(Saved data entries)

▬▬▬▬▬▬▬▬▬▬

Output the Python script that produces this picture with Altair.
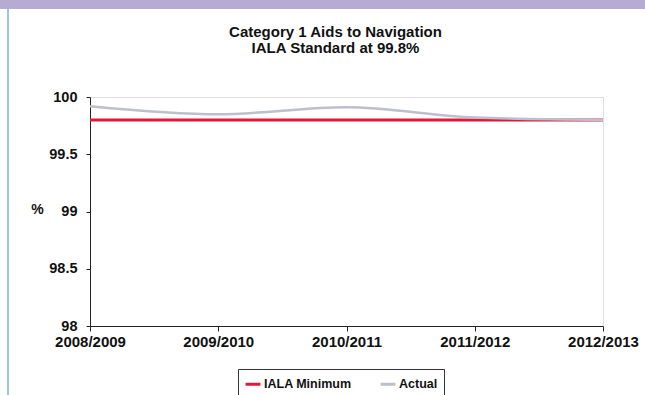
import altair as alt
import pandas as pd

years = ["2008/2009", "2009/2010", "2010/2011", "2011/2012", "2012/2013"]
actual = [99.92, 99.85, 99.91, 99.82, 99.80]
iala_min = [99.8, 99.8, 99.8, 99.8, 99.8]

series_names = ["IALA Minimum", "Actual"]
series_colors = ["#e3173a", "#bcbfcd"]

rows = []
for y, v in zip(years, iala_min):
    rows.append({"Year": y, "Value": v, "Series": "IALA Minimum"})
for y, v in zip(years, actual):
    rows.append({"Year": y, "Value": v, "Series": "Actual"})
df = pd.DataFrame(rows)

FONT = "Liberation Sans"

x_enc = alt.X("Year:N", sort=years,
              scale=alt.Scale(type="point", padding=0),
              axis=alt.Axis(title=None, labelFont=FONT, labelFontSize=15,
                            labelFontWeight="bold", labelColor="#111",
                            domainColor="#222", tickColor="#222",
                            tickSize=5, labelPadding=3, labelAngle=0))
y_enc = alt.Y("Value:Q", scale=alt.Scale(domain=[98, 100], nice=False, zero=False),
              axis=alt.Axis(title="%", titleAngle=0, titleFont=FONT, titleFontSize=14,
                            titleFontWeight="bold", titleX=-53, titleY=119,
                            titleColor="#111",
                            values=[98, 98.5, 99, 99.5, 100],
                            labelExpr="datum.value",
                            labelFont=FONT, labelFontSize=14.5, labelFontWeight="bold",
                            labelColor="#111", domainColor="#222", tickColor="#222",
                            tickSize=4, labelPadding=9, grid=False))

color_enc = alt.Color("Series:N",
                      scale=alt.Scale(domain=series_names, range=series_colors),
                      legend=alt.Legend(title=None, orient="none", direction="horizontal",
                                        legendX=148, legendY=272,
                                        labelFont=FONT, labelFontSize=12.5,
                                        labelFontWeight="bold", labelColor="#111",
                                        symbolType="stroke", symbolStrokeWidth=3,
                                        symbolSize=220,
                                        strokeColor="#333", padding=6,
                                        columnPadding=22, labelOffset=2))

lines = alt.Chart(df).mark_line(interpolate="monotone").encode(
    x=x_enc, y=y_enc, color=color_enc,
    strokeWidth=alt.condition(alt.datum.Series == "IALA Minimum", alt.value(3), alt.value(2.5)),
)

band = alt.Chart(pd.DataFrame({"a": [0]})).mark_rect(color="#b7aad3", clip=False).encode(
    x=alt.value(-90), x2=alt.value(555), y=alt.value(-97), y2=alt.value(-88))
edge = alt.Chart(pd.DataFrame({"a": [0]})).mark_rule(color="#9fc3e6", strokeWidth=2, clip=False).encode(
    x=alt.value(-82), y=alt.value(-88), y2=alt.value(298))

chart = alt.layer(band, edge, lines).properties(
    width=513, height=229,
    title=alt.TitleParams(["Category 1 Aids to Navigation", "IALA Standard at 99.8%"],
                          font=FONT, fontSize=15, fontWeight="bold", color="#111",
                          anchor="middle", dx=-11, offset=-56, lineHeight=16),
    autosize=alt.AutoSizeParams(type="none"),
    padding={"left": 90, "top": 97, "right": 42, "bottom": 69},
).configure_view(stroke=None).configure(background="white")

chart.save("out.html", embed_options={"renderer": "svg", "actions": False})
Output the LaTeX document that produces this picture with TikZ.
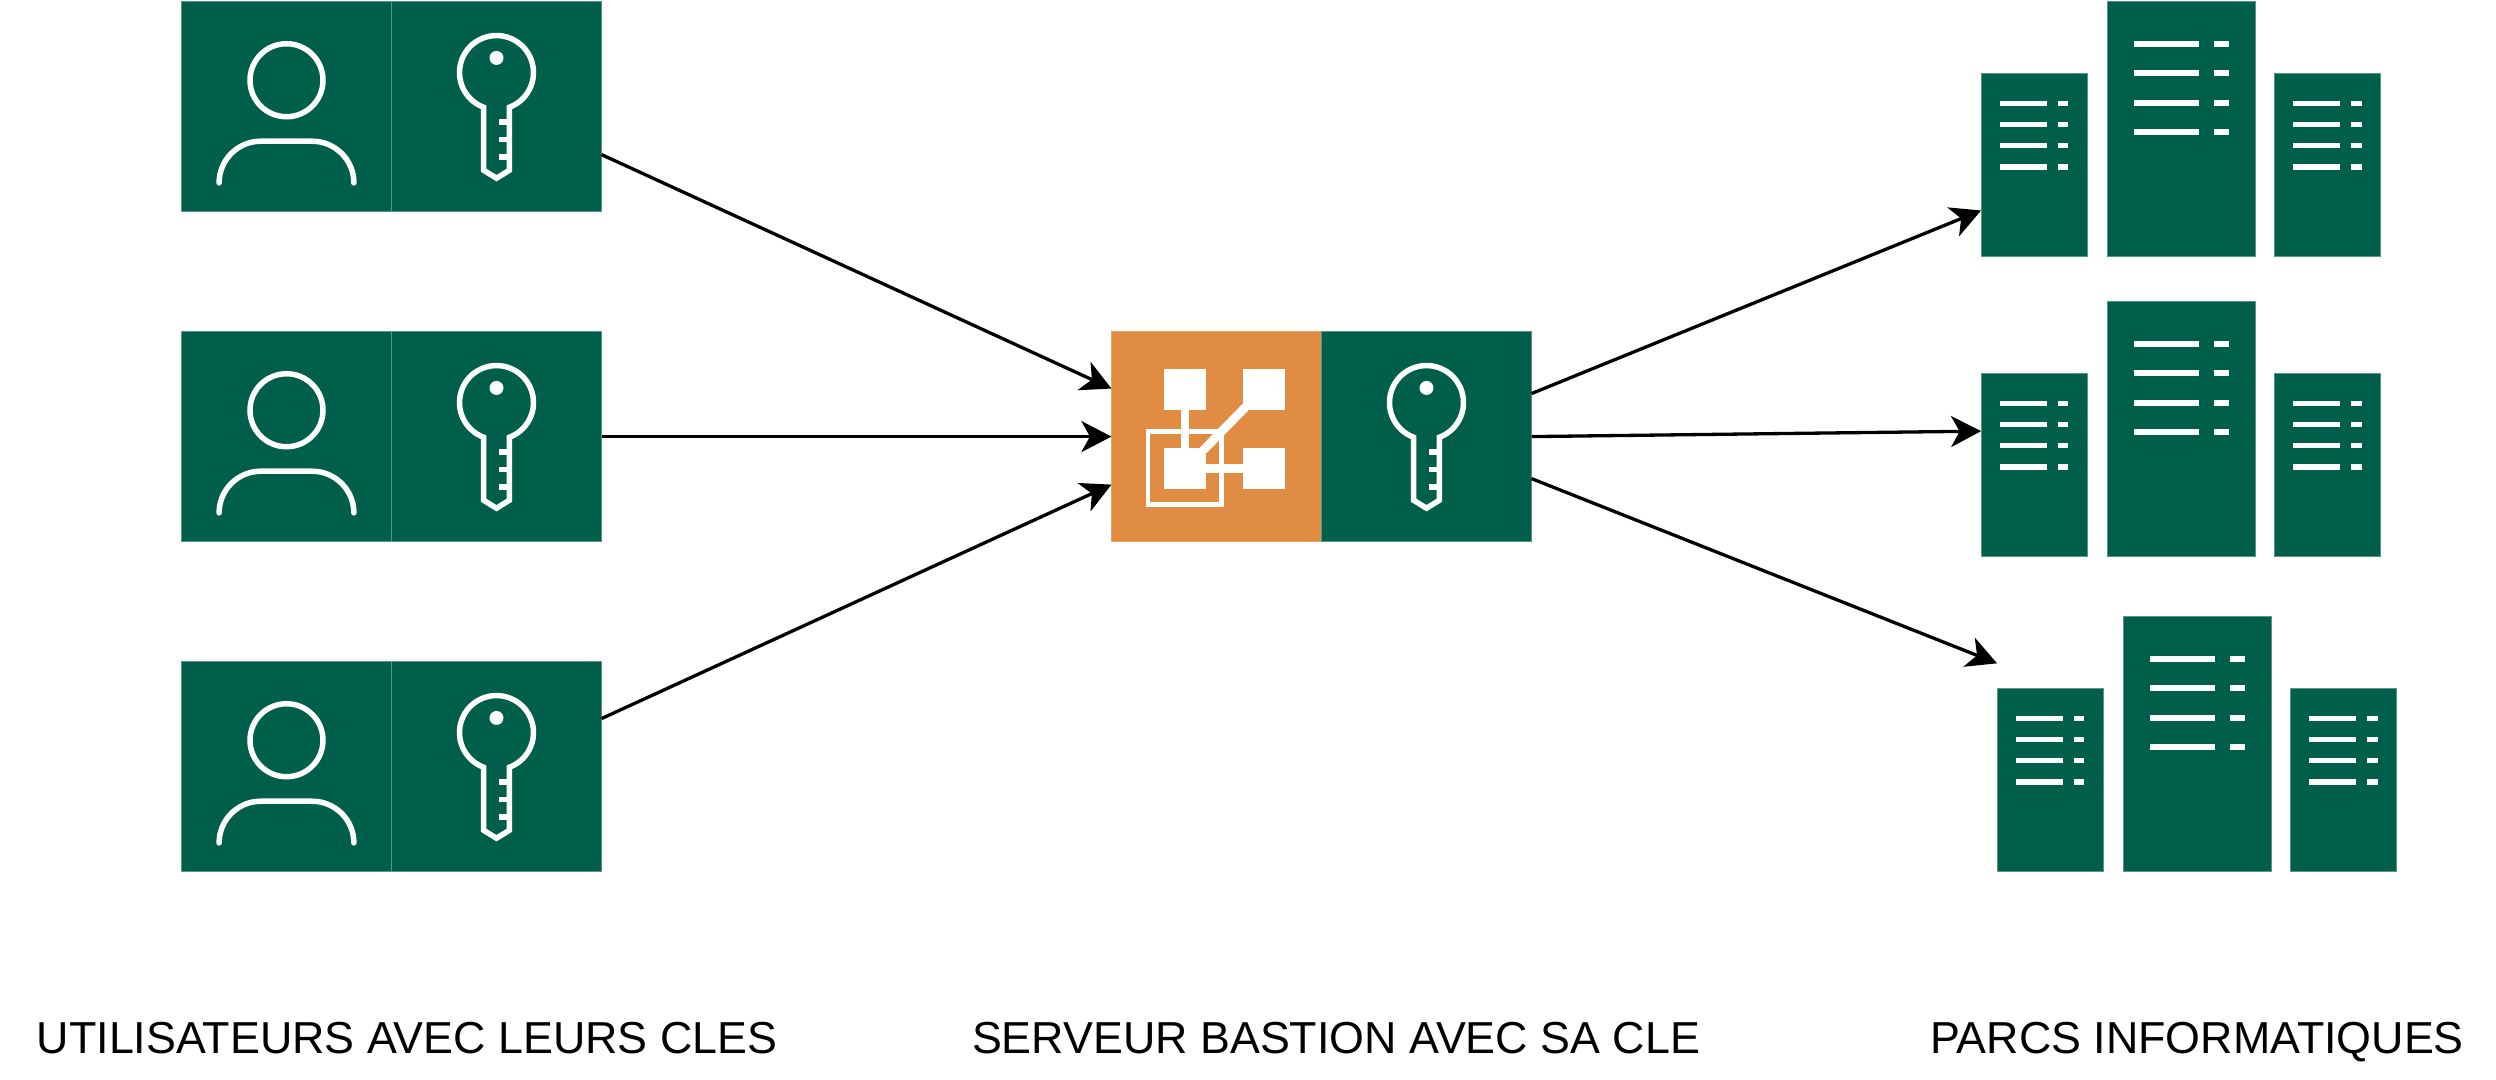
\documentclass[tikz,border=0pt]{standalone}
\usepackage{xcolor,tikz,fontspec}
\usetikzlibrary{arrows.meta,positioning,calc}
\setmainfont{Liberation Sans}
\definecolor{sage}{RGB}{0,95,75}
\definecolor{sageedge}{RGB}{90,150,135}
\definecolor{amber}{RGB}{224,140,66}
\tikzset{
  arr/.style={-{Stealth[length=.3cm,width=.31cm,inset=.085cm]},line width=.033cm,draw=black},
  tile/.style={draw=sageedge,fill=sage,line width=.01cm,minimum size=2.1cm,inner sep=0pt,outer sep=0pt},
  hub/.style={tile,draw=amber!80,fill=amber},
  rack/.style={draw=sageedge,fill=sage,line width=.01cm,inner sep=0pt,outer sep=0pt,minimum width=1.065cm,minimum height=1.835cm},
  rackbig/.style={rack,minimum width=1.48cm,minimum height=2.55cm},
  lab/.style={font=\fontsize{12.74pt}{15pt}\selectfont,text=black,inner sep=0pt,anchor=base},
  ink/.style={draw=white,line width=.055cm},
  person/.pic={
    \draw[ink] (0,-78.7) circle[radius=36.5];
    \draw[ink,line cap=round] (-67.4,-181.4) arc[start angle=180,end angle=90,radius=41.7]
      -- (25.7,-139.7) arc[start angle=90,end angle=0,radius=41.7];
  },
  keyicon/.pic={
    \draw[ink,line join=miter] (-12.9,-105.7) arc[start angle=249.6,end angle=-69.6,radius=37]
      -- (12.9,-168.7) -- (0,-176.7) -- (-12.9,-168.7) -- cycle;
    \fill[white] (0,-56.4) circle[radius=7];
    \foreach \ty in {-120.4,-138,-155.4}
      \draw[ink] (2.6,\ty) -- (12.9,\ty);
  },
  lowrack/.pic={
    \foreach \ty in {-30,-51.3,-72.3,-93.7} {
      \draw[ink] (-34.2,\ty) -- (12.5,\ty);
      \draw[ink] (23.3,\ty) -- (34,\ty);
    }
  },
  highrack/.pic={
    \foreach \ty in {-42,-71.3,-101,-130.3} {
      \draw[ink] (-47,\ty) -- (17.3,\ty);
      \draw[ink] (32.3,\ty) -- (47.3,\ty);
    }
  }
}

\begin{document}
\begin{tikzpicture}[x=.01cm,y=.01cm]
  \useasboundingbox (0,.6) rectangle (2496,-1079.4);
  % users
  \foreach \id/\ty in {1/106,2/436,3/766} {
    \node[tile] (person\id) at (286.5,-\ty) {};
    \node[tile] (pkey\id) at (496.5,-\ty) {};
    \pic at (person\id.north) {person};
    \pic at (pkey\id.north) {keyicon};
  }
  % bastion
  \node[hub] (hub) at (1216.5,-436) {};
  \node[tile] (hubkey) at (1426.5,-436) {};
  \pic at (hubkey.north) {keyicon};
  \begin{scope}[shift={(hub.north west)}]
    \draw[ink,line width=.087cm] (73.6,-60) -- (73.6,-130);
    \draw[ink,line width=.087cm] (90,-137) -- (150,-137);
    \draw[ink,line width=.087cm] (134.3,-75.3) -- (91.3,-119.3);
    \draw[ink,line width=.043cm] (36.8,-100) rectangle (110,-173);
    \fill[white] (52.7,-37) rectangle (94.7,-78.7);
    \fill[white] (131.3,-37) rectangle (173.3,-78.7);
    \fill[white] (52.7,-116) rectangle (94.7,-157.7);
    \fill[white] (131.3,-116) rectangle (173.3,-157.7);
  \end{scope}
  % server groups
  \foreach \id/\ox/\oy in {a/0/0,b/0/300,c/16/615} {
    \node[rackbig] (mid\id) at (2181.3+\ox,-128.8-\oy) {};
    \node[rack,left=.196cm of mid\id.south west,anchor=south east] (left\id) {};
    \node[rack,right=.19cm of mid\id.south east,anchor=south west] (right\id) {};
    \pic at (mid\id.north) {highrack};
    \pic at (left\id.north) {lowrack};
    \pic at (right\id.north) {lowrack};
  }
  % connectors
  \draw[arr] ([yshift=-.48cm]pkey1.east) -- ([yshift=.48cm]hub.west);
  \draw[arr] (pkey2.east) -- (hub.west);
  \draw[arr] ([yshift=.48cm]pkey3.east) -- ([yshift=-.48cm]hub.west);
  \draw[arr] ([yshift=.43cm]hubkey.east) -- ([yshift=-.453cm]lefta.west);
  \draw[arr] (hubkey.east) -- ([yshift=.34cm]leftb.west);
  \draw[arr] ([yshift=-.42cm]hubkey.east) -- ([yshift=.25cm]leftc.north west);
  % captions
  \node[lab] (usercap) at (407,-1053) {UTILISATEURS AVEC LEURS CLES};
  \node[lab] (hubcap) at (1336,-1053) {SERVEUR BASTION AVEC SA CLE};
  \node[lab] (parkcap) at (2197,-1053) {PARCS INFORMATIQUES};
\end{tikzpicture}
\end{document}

▬▬▬▬▬▬▬▬▬▬

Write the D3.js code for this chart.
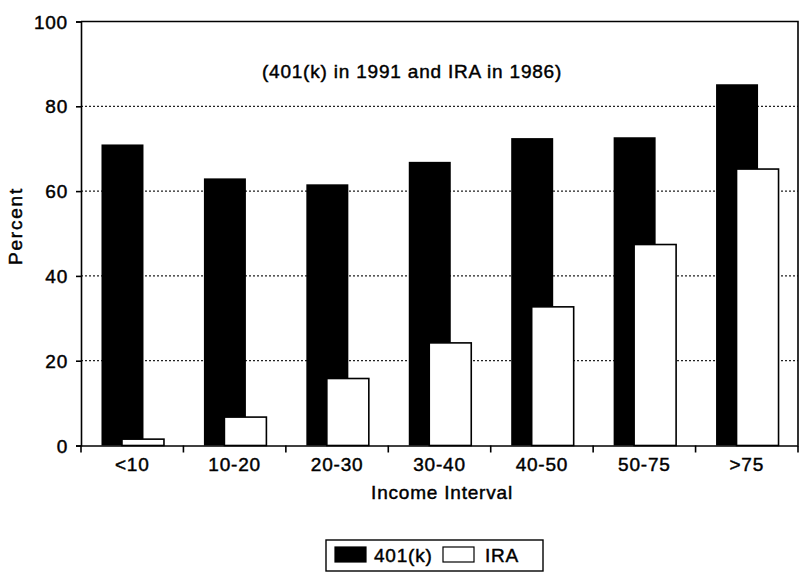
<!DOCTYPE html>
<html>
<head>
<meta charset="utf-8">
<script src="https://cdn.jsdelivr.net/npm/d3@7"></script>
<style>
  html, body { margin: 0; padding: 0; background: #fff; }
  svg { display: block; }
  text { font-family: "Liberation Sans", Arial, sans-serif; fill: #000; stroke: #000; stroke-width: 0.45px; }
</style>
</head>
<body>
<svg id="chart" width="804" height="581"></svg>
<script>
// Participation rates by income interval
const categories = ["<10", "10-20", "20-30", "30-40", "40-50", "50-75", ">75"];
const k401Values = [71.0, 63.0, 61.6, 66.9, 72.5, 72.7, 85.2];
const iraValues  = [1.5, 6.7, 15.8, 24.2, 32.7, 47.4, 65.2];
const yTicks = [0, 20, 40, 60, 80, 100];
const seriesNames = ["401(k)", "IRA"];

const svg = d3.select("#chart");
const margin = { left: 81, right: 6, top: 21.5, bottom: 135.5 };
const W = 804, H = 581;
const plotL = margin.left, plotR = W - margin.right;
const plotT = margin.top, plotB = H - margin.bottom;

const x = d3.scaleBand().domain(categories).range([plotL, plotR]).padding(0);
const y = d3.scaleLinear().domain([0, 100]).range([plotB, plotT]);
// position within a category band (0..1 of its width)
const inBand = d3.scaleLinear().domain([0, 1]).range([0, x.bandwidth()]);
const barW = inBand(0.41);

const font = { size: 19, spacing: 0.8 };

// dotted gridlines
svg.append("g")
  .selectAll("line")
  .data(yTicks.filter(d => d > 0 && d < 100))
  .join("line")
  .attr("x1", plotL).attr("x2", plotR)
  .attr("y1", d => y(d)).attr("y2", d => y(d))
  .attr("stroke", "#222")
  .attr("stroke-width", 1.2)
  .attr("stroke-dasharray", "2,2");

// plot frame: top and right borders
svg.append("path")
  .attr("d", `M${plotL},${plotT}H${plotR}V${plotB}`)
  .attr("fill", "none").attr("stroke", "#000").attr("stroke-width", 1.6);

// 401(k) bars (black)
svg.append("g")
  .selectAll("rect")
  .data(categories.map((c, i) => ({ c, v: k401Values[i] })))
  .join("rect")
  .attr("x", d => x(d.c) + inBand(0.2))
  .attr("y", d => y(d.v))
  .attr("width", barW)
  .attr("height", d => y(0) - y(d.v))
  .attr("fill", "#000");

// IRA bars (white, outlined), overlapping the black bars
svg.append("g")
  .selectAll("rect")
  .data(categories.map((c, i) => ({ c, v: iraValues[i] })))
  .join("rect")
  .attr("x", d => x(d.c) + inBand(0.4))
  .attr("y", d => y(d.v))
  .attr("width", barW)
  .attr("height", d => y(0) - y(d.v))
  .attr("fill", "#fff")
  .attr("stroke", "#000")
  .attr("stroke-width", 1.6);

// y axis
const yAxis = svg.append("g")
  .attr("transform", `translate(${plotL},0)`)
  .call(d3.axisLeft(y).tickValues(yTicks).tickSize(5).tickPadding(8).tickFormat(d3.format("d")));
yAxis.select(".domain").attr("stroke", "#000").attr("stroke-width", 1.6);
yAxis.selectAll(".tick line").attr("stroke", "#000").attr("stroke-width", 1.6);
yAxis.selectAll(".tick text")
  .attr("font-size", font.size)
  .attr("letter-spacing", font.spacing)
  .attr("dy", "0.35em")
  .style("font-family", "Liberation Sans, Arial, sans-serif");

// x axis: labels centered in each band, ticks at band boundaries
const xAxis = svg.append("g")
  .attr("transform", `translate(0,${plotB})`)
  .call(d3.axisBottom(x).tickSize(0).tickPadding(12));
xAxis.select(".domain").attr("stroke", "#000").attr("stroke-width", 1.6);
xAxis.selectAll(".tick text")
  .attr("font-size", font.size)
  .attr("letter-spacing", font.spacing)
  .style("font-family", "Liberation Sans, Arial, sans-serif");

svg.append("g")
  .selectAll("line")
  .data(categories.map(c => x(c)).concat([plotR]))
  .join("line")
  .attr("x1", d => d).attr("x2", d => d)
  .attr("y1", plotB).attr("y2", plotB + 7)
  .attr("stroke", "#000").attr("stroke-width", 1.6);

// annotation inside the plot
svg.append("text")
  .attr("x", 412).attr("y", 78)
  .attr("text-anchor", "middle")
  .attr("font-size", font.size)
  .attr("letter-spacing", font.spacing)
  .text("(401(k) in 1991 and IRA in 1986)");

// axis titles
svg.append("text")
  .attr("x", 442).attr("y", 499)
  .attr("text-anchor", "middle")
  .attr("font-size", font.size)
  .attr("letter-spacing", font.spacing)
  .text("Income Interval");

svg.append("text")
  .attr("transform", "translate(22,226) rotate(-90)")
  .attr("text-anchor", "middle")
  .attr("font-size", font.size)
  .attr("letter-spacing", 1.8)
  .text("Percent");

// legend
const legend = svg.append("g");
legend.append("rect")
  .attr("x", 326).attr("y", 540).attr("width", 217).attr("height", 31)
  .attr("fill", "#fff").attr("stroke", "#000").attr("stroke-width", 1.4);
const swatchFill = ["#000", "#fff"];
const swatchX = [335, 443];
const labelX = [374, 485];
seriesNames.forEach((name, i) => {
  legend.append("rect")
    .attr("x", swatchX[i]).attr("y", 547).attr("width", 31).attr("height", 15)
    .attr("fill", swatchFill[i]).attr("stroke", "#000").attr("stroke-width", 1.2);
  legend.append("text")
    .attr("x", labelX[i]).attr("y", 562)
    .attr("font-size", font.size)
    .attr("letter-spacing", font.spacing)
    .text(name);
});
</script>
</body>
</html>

▬▬▬▬▬▬▬▬▬▬

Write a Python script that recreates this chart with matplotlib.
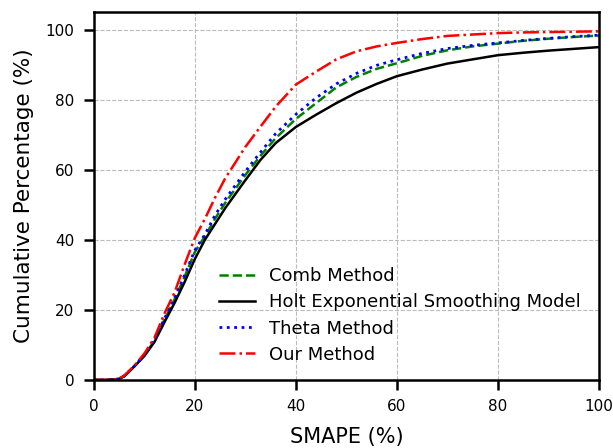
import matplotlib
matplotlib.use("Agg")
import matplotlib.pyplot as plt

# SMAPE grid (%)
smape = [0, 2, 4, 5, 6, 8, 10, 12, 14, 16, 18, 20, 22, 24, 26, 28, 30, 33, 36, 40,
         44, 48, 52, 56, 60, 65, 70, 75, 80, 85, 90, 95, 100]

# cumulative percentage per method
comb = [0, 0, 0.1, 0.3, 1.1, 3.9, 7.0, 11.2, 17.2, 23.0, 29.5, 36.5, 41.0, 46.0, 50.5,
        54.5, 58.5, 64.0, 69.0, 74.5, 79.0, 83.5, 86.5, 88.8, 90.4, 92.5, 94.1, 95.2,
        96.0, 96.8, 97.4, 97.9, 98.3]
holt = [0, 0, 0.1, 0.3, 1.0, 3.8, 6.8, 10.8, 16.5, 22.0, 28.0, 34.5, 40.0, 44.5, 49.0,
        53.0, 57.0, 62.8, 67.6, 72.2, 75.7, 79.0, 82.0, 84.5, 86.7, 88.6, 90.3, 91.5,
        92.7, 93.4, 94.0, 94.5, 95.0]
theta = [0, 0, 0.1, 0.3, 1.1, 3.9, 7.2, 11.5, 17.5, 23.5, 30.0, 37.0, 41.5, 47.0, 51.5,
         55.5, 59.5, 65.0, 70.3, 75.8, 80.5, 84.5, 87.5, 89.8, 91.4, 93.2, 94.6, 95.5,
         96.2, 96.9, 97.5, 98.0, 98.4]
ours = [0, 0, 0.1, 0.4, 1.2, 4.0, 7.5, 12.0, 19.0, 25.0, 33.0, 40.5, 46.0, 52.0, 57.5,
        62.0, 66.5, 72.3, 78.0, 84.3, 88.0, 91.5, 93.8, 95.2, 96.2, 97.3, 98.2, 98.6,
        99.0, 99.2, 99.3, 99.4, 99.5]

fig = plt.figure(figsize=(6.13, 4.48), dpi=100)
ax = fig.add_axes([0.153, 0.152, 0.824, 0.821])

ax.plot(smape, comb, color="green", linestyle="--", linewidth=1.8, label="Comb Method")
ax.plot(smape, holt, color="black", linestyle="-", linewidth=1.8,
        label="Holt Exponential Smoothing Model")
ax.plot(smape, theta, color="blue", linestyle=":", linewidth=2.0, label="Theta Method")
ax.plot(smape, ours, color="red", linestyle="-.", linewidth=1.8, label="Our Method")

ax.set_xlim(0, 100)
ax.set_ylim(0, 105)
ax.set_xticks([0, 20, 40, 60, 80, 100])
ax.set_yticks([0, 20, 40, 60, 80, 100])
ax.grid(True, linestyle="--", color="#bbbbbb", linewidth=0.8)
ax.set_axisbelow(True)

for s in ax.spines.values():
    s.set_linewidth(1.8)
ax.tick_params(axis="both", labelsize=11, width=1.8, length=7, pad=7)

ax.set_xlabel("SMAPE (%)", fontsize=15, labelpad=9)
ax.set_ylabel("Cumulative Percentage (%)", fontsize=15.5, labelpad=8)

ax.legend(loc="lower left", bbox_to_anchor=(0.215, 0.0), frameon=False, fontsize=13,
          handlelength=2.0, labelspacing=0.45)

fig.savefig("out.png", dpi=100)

▬▬▬▬▬▬▬▬▬▬

§ TASK INSTRUCTIONS: Except for the pictures, write out exactly the lines from the line that contains "Write a Python" through the line that contains "90, 95, 100]", including both.

§ ANSWER TO THE PROBLEM:
Write a Python script that recreates this chart with matplotlib.
import matplotlib
matplotlib.use("Agg")
import matplotlib.pyplot as plt

# SMAPE grid (%)
smape = [0, 2, 4, 5, 6, 8, 10, 12, 14, 16, 18, 20, 22, 24, 26, 28, 30, 33, 36, 40,
         44, 48, 52, 56, 60, 65, 70, 75, 80, 85, 90, 95, 100]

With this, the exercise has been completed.